Can you transcribe the data exactly? Leave the pictures out.
━━━━━ DATASET CONTENT
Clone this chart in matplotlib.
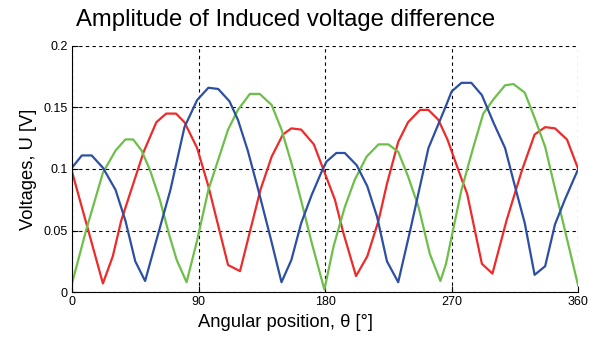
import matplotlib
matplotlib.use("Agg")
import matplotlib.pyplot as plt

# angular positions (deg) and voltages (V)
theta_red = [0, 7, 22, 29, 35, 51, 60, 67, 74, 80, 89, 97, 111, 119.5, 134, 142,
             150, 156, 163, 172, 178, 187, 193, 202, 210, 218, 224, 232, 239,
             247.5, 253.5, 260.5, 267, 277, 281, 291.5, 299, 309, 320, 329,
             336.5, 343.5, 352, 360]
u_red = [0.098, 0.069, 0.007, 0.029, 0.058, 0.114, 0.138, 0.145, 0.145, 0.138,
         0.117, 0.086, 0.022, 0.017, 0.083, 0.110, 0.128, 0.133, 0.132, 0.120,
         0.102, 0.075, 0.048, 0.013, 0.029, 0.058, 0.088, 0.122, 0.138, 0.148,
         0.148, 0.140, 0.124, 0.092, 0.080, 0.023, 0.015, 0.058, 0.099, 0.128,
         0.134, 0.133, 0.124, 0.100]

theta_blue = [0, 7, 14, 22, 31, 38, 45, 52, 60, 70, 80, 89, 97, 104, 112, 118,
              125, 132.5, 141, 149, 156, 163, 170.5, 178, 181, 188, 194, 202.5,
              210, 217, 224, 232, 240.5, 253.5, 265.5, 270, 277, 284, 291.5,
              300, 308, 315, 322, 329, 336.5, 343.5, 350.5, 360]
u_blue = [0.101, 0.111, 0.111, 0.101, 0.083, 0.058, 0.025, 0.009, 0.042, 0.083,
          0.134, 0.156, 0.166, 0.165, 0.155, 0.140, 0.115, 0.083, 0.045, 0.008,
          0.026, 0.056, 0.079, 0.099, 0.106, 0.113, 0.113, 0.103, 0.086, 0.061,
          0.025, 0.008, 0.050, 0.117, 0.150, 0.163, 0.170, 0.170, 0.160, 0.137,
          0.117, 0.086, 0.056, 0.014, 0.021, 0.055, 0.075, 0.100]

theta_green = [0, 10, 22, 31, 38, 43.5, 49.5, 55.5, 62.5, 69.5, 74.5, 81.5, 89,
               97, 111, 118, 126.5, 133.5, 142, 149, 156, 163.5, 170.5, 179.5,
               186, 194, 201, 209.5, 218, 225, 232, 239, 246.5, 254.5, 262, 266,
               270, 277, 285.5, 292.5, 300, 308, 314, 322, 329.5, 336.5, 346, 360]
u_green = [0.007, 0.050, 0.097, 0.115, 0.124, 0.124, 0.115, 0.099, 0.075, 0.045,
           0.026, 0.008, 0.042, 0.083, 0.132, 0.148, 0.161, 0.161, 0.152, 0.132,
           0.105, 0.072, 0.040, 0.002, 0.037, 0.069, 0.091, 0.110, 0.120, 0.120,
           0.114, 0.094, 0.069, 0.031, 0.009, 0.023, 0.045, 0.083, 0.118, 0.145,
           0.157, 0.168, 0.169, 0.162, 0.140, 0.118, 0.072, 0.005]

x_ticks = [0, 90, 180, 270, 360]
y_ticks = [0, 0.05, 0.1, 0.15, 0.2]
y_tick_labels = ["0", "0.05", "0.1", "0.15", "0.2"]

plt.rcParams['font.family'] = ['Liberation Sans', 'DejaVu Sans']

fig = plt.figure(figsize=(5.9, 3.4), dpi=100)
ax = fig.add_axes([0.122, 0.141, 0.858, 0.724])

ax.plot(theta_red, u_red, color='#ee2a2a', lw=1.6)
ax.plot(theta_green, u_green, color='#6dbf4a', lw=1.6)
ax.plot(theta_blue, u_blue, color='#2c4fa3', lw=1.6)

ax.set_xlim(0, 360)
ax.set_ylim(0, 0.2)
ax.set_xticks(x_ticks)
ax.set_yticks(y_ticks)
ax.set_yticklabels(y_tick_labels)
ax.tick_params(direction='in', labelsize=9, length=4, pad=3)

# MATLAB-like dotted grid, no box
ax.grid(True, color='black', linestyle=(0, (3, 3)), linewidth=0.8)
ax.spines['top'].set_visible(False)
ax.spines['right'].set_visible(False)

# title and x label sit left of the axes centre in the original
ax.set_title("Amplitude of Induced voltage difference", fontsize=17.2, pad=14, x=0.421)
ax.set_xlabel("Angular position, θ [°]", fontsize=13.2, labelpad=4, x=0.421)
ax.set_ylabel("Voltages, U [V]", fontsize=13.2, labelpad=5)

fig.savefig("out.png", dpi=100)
━━━━━━━━━━
→ RESPONSE TO THE EXERCISE:
Clone this chart in matplotlib.
import matplotlib
matplotlib.use("Agg")
import matplotlib.pyplot as plt

# angular positions (deg) and voltages (V)
theta_red = [0, 7, 22, 29, 35, 51, 60, 67, 74, 80, 89, 97, 111, 119.5, 134, 142,
             150, 156, 163, 172, 178, 187, 193, 202, 210, 218, 224, 232, 239,
             247.5, 253.5, 260.5, 267, 277, 281, 291.5, 299, 309, 320, 329,
             336.5, 343.5, 352, 360]
u_red = [0.098, 0.069, 0.007, 0.029, 0.058, 0.114, 0.138, 0.145, 0.145, 0.138,
         0.117, 0.086, 0.022, 0.017, 0.083, 0.110, 0.128, 0.133, 0.132, 0.120,
         0.102, 0.075, 0.048, 0.013, 0.029, 0.058, 0.088, 0.122, 0.138, 0.148,
         0.148, 0.140, 0.124, 0.092, 0.080, 0.023, 0.015, 0.058, 0.099, 0.128,
         0.134, 0.133, 0.124, 0.100]

theta_blue = [0, 7, 14, 22, 31, 38, 45, 52, 60, 70, 80, 89, 97, 104, 112, 118,
              125, 132.5, 141, 149, 156, 163, 170.5, 178, 181, 188, 194, 202.5,
              210, 217, 224, 232, 240.5, 253.5, 265.5, 270, 277, 284, 291.5,
              300, 308, 315, 322, 329, 336.5, 343.5, 350.5, 360]
u_blue = [0.101, 0.111, 0.111, 0.101, 0.083, 0.058, 0.025, 0.009, 0.042, 0.083,
          0.134, 0.156, 0.166, 0.165, 0.155, 0.140, 0.115, 0.083, 0.045, 0.008,
          0.026, 0.056, 0.079, 0.099, 0.106, 0.113, 0.113, 0.103, 0.086, 0.061,
          0.025, 0.008, 0.050, 0.117, 0.150, 0.163, 0.170, 0.170, 0.160, 0.137,
          0.117, 0.086, 0.056, 0.014, 0.021, 0.055, 0.075, 0.100]

theta_green = [0, 10, 22, 31, 38, 43.5, 49.5, 55.5, 62.5, 69.5, 74.5, 81.5, 89,
               97, 111, 118, 126.5, 133.5, 142, 149, 156, 163.5, 170.5, 179.5,
               186, 194, 201, 209.5, 218, 225, 232, 239, 246.5, 254.5, 262, 266,
               270, 277, 285.5, 292.5, 300, 308, 314, 322, 329.5, 336.5, 346, 360]
u_green = [0.007, 0.050, 0.097, 0.115, 0.124, 0.124, 0.115, 0.099, 0.075, 0.045,
           0.026, 0.008, 0.042, 0.083, 0.132, 0.148, 0.161, 0.161, 0.152, 0.132,
           0.105, 0.072, 0.040, 0.002, 0.037, 0.069, 0.091, 0.110, 0.120, 0.120,
           0.114, 0.094, 0.069, 0.031, 0.009, 0.023, 0.045, 0.083, 0.118, 0.145,
           0.157, 0.168, 0.169, 0.162, 0.140, 0.118, 0.072, 0.005]

x_ticks = [0, 90, 180, 270, 360]
y_ticks = [0, 0.05, 0.1, 0.15, 0.2]
y_tick_labels = ["0", "0.05", "0.1", "0.15", "0.2"]

plt.rcParams['font.family'] = ['Liberation Sans', 'DejaVu Sans']

fig = plt.figure(figsize=(5.9, 3.4), dpi=100)
ax = fig.add_axes([0.122, 0.141, 0.858, 0.724])

ax.plot(theta_red, u_red, color='#ee2a2a', lw=1.6)
ax.plot(theta_green, u_green, color='#6dbf4a', lw=1.6)
ax.plot(theta_blue, u_blue, color='#2c4fa3', lw=1.6)

ax.set_xlim(0, 360)
ax.set_ylim(0, 0.2)
ax.set_xticks(x_ticks)
ax.set_yticks(y_ticks)
ax.set_yticklabels(y_tick_labels)
ax.tick_params(direction='in', labelsize=9, length=4, pad=3)

# MATLAB-like dotted grid, no box
ax.grid(True, color='black', linestyle=(0, (3, 3)), linewidth=0.8)
ax.spines['top'].set_visible(False)
ax.spines['right'].set_visible(False)

# title and x label sit left of the axes centre in the original
ax.set_title("Amplitude of Induced voltage difference", fontsize=17.2, pad=14, x=0.421)
ax.set_xlabel("Angular position, θ [°]", fontsize=13.2, labelpad=4, x=0.421)
ax.set_ylabel("Voltages, U [V]", fontsize=13.2, labelpad=5)

fig.savefig("out.png", dpi=100)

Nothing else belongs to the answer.